Tiffany Lange is piecing together giant walnuts and horse figurines that will soon be on stage when the Chicago-based Joffrey Ballet opens its production of "The Nutcracker" in December.
On Saturday the puppeteer was working with two assistants, papier-macheing, painting and carving foam with an electric carving knife to bring the set pieces to life while visitors passed through her studio at the Creative Alliance.
Lange is among 150 artists participating in the 28th annual Open Studio Tour, a program organized by School 33 Art Center. The tour, which continues Sunday, includes artists across the city opening their studios to the public.
"Puppets have always been a big draw to get folks that have not experienced the Open Studio Tour ... into a studio like this, to get them touring around," Lange said. "It's a little less traditional than your painter or your photographer."
Yet there are plenty of those, too. Lange is one of eight artists in residence at the Creative Alliance in Highlandtown, just down the hall from artists such as painter Alfonso Fernandez, sculptor Alice Gadzinski and photographer Adam Davies, all recent additions to the building.
"For us it's a great way for people to come and see the new and artistic talent," said Jeremy Stern, exhibits and program manager for the Creative Alliance.
Lange has participated in the tour before. But at least 20 new artists joined this year.
"It's grown a little bit every year," said Flannery Winchester, cultural affairs associate for the Baltimore Office of Promotion and the Arts.
Cheeny Celebrado-Royer and Taha Heydari, who share a studio at School 33, are among the newest artists in the Federal Hill building. The recent Maryland Institute College of Art graduates moved into the space in mid-August, and it's the first time they have participated in the Open Studio Tour.
"I think a lot of the artists who stay in Baltimore do a lot for the city and it doesn't get noticed," said Celebrado-Royer, who believes the tour "opens up a conversation between the public and the artists, and also sharing what we do and how we can potentially work together as a community to help the city."
The tour kicked off with parties Friday in Hampden, Highlandtown, Pigtown and Station North.
Lange said this type of outreach is something she'd like to see more often, rather than once a year.
"To have open galleries, open studios almost like on a more regular monthly basis would be great, and continue to help the arts grow in Baltimore," she said.
This year's tour features artists from abstract painters to furniture makers. Gadzinski, a paper-mache artist, is another new face on the tour.

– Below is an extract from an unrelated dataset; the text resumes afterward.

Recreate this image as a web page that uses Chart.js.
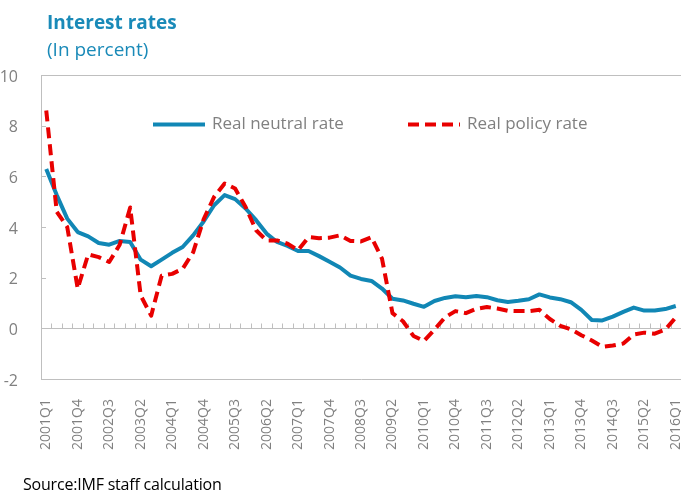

She describes her whimsical work "like if Lawrence Welk and 'Pee-Wee's Playhouse' like were in a car accident."
"I like this kind of thing works better than a gallery show because this feels more honest, whatever that means," she said. "My work in a gallery show can look very like, not as fun as the environment I make it in.""
This year's tour includes new spaces in addition to new artists. Motor House, an arts incubator in Station North, is opening its doors to the public.
And the Foundery in Port Covington joined for the first time as the only arts "maker space" on the tour. The Foundery will offer workshops Sunday on laser-engraving pumpkins, power tool pumpkin carving and 3-D printing for the public to observe.
"They're a very diverse group of artists, and they all work with very, very different material," Winchester said. "So you're going to see just a lot of really different techniques and materials."
The Open Studio Tour continues 10 a.m. to 6 p.m. Sunday. Specific studios' hours are listed at school33.org.